C'est pourquoi, il serait souhaitable, en tout état de cause, de changer la doctrine d'application de ce texte afin de lui redonner le sens qui était originellement le sien, celui d'une simple prérogative non contraignante.

Dans cette nouvelle doctrine, sans doute plus conforme à l'intention du législateur, l'appel aux actionnaires ne devrait être utilisé que lorsque le Gouverneur de la Banque de France a la ferme conviction que l'établissement est viable et qu'il ne s'agit que d'un accident passager.

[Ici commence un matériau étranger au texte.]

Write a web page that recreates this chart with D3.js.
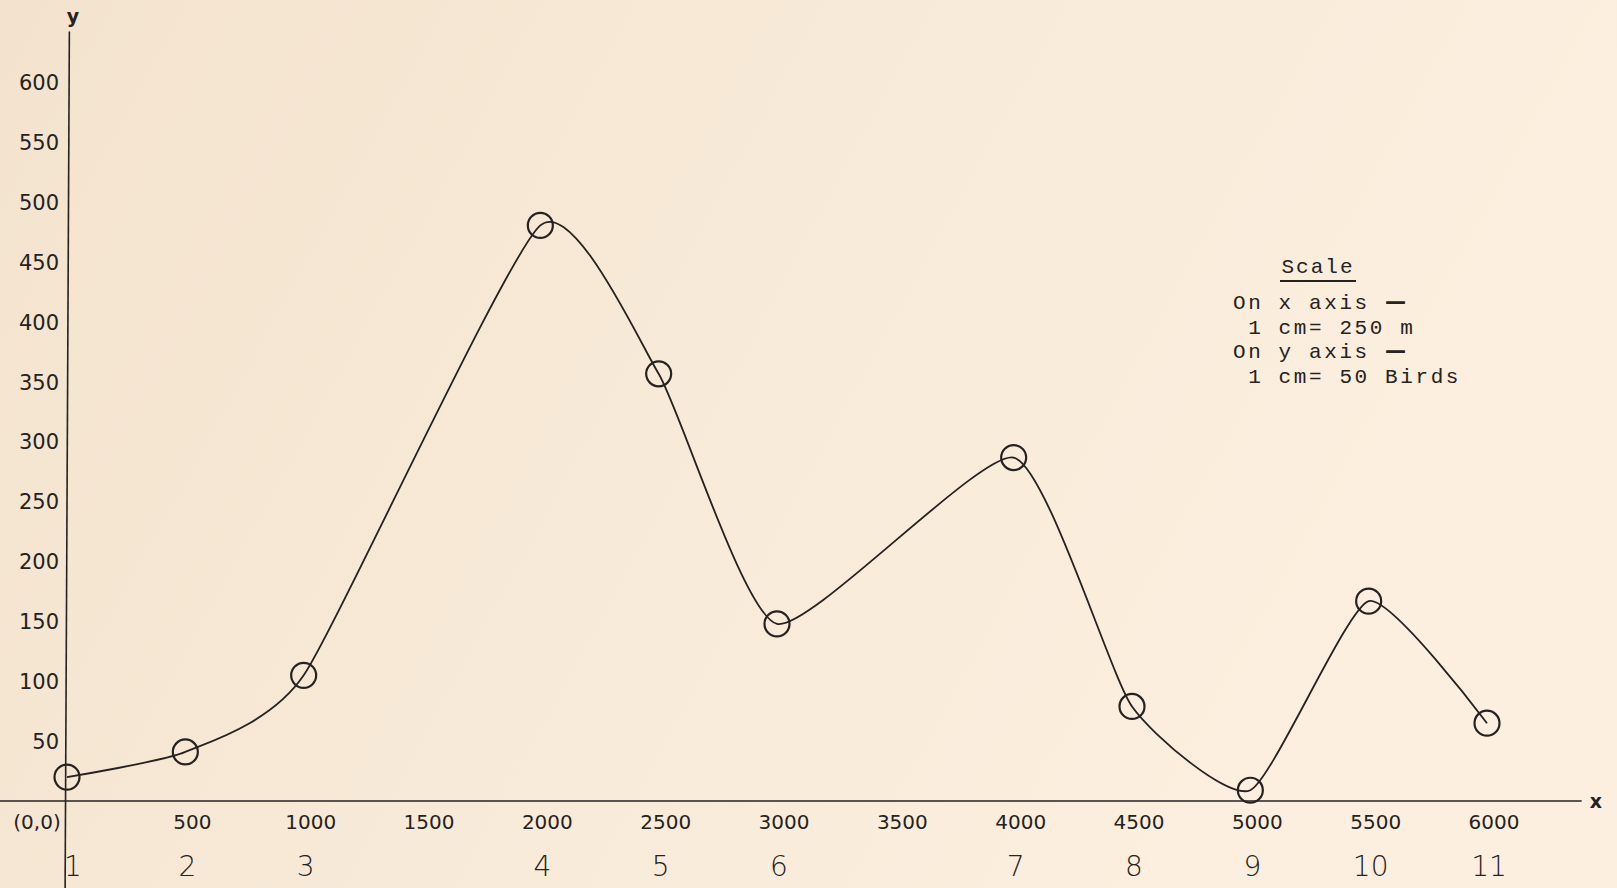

Cette conviction devrait être partagée par les actionnaires de l'établissement en cause car rien ne serait pire que de transformer une invitation, traduction dans notre système de droit écrit d'un usage, mécanisme souple et pragmatique, en un mécanisme obligatoire.

Dans le cas où l'une des deux parties (autorités bancaires ou actionnaires) ne jugerait pas l'établissement viable, il conviendrait, sans " menace " ni pression, d'éviter la recapitalisation et de laisser les mécanismes de garantie des dépôts entrer en action. Dans l'hypothèse, apparemment jugée improbable, où les mécanismes actuels se révéleraient insuffisants, alors faudrait-il se souvenir, qu'en France aussi, la Banque centrale est le prêteur de dernier ressort.

Tout en appliquant cette pratique nouvelle pour les établissements qu'elles sont chargées de surveiller, les autorités bancaires françaises devraient plaider, au sein des instances internationales idoines (Comité de Bâle, Commission européenne), pour que l'absence de recapitalisation systématique devienne une règle commune.

En effet, bien que la législation française soit la seule à consacrer l'appel aux actionnaires bancaires, cette pratique existe dans de nombreux autres pays. Son caractère coutumier rend difficile la réponse à la question centrale de savoir si son recours y est systématique ou non, c'est à dire s'il concerne également des établissements non rentables. On peut néanmoins supposer que dans au moins un pays, l'Italie, existe une pratique analogue à la notre et que dans deux autres pays, cette pratique n'est pas systématique : les Etats-Unis et la Grande-Bretagne (voir plus loin l'encadré relatif aux réponses de certaines de nos ambassades).